There is also a part of Nigeria’s debt that doesn’t show up in the N159.28 trillion headline figure at all. The Nigerian Bulk Electricity Trading Company, the federal entity that sits between power generation companies and the national grid, owes those GenCos roughly N6.6 trillion. This money exists because of unpaid tariffs, subsidy gaps, and a power sector that has run on IOUs for years. It is not counted as part of the official public debt stock. But it is real money owed by a federal entity, and at some point, someone will have to pay it. When that happens, it becomes part of the same fiscal hole that everything else falls into.

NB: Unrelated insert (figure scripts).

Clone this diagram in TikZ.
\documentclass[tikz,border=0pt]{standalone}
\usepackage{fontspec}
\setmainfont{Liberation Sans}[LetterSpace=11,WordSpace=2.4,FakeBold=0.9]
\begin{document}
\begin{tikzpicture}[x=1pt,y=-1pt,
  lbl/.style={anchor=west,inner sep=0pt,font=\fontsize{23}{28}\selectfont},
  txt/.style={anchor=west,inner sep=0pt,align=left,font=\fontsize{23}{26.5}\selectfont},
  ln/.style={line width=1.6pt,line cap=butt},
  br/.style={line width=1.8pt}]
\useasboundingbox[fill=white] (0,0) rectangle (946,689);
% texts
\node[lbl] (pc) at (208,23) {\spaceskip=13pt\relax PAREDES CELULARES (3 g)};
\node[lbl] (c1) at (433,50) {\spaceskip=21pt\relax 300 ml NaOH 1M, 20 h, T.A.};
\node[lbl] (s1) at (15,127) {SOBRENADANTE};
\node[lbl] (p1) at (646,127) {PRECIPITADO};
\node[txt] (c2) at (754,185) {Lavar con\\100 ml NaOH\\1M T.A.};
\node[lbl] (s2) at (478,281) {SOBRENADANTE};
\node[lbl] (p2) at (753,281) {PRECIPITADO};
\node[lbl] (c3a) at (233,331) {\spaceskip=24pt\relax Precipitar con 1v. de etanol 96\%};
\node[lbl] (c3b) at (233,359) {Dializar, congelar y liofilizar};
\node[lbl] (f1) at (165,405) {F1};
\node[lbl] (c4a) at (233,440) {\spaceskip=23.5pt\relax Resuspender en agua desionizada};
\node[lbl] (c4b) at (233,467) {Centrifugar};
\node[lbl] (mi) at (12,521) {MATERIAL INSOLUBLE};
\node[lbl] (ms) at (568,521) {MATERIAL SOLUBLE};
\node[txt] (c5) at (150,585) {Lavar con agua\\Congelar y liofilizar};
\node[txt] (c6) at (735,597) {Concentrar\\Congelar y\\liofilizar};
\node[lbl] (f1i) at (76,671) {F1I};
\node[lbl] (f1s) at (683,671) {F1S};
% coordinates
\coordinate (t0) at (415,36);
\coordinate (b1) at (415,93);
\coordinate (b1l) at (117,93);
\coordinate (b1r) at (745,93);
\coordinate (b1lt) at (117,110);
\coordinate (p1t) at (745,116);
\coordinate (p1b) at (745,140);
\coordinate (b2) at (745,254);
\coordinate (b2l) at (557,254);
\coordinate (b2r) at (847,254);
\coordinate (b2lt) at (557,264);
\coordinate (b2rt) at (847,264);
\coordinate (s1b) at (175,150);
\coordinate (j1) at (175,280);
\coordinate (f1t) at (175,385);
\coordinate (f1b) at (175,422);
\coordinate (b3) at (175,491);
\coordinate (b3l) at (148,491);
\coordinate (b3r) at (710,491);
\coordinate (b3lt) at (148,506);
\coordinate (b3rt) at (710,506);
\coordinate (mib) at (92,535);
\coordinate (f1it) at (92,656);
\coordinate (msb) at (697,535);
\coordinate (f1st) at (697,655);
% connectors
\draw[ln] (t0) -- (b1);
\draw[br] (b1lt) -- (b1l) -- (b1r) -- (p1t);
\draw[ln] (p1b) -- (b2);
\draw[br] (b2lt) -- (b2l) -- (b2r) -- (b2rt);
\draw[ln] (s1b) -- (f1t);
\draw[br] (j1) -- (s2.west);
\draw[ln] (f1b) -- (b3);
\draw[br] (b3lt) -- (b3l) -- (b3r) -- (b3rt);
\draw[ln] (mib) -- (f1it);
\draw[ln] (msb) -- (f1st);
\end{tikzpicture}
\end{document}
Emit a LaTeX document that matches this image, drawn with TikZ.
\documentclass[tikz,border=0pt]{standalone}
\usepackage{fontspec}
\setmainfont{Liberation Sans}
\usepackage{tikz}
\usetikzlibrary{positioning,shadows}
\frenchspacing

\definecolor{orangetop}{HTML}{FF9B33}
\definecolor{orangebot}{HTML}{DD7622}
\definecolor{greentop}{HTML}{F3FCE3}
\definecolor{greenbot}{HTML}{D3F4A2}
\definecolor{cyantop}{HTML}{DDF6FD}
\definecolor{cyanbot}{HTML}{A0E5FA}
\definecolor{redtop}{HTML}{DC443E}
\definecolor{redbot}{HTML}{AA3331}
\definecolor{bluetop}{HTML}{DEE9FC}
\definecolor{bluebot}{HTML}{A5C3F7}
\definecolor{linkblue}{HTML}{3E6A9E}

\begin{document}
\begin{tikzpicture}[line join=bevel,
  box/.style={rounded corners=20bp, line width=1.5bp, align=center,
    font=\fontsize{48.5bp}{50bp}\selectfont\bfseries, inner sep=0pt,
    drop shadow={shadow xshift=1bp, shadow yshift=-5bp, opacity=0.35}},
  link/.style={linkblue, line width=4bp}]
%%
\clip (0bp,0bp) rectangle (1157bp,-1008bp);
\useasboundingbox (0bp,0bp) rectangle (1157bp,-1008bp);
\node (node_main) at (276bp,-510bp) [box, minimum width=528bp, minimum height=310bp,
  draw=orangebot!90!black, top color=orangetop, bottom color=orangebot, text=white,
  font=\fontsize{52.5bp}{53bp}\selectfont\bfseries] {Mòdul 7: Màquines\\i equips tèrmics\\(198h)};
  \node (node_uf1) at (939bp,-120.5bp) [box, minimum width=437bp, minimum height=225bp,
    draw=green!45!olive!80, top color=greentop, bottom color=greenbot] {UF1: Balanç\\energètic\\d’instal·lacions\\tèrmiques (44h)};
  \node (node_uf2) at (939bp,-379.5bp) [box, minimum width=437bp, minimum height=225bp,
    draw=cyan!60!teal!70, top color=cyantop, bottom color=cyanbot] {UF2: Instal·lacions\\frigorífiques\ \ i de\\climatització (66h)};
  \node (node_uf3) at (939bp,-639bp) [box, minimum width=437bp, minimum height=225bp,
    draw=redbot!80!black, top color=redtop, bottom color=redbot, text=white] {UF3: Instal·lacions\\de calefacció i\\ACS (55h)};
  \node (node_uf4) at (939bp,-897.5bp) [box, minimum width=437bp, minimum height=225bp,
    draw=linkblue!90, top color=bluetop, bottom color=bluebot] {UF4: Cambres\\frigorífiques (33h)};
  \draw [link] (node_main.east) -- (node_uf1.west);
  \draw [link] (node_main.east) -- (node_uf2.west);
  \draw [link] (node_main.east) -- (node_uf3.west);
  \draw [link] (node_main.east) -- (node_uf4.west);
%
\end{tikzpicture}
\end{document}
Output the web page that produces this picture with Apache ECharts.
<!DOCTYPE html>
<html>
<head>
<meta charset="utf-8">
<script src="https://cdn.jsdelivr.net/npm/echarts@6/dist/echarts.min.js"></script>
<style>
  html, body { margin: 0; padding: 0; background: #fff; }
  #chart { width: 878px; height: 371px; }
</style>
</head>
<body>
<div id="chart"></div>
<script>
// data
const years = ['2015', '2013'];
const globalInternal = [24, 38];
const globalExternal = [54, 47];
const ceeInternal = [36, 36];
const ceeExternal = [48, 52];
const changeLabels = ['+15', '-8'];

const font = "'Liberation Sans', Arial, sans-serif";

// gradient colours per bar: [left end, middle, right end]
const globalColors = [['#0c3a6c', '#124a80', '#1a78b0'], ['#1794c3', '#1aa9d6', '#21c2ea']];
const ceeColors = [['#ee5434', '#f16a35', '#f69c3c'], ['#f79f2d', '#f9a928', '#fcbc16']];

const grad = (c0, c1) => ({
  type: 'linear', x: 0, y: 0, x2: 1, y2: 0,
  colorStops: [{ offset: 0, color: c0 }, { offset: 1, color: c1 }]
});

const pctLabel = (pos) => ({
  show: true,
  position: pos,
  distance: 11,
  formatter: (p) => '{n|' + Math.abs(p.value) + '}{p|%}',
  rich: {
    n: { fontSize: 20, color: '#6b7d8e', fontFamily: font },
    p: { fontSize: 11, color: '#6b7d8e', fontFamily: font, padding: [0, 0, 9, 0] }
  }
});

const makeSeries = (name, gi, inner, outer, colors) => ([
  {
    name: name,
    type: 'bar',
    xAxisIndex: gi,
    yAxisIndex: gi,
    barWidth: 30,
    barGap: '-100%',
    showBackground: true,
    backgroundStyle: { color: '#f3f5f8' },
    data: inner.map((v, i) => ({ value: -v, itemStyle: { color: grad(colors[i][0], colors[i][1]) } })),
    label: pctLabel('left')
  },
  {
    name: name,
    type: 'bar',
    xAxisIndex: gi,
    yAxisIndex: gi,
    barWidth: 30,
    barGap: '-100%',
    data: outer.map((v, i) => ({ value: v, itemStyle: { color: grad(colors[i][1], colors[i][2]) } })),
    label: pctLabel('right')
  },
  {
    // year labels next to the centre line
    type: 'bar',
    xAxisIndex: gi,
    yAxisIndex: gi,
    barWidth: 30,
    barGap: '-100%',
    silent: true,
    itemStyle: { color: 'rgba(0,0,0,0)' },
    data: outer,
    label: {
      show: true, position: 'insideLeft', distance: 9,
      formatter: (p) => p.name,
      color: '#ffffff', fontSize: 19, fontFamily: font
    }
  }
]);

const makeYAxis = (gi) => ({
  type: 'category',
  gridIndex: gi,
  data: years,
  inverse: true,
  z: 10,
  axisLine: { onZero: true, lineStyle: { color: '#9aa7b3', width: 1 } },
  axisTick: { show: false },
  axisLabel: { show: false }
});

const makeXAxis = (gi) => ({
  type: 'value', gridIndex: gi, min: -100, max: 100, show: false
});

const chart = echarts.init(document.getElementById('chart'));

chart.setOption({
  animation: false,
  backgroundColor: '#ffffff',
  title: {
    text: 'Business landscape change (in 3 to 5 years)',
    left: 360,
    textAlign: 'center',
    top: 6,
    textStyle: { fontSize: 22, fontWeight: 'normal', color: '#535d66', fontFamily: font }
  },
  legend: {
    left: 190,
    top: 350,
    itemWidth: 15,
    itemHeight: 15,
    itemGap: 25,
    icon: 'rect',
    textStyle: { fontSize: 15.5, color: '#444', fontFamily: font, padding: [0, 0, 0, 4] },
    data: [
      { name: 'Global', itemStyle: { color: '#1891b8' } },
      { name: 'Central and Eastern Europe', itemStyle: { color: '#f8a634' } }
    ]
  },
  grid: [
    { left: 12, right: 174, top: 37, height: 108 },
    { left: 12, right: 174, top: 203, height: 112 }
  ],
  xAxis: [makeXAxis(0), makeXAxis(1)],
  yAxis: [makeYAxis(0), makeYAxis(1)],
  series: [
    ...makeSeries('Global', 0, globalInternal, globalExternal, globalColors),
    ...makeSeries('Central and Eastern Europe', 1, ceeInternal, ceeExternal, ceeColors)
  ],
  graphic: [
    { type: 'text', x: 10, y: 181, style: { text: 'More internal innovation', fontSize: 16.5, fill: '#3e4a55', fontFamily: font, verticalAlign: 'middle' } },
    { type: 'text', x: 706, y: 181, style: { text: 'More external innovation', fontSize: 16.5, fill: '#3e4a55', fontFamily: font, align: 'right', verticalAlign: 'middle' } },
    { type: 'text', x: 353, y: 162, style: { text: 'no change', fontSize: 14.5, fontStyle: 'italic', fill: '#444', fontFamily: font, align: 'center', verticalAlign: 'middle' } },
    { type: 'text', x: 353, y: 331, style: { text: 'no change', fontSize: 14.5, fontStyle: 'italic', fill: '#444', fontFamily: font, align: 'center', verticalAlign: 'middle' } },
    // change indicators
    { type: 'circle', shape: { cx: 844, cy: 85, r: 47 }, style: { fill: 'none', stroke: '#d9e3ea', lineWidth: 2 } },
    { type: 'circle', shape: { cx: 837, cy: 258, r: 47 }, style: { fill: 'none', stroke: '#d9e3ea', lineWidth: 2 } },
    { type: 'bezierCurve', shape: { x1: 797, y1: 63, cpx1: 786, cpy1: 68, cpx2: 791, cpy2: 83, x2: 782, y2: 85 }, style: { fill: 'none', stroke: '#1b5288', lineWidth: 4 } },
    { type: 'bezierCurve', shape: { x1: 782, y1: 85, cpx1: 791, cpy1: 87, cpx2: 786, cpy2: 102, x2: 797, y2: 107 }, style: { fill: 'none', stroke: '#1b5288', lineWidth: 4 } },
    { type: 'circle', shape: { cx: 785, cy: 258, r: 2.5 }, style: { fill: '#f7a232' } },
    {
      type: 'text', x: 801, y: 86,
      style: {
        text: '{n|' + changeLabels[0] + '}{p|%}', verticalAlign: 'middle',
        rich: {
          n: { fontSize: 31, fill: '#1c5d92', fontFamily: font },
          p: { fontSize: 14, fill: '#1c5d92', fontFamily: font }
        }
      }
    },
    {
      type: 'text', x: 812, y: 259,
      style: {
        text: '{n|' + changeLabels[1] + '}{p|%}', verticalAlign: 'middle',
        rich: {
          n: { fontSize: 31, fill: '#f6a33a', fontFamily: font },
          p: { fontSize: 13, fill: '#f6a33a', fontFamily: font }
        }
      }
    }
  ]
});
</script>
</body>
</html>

Multiply this kind of arrangement across the dozens of government-owned enterprises that operate with weak oversight and patchy financial disclosure, and you get a sense of how much of Nigeria’s real exposure sits outside the numbers anyone is required to report.
Please, get my point
None of this means Nigeria should stop borrowing. Few developing economies build infrastructure without external financing, and there’s nothing inherently irresponsible about a government taking on debt to fund roads, power plants, or rail lines that will generate returns for decades.
The problem is what the borrowed money has actually been going toward. A government that borrows to build a power plant that adds capacity to the grid is doing something different from a government that borrows to cover a revenue shortfall created by its own optimistic projections, year after year, while the underlying problems that caused the shortfall go unaddressed.
BudgIT’s report makes this point directly: the debt itself isn’t the core failure. The failure is that so much of it has financed deficits rather than productive investment, propping up budgets that overestimate revenue rather than building the capacity to generate more of it.
Until that changes, the N159.28tn figure will keep climbing, the debt service ratio will keep eating into whatever revenue does materialise, and every March, another letter will arrive in the National Assembly asking for more. Nobody in Abuja is required to answer for any of this. Maybe they should be.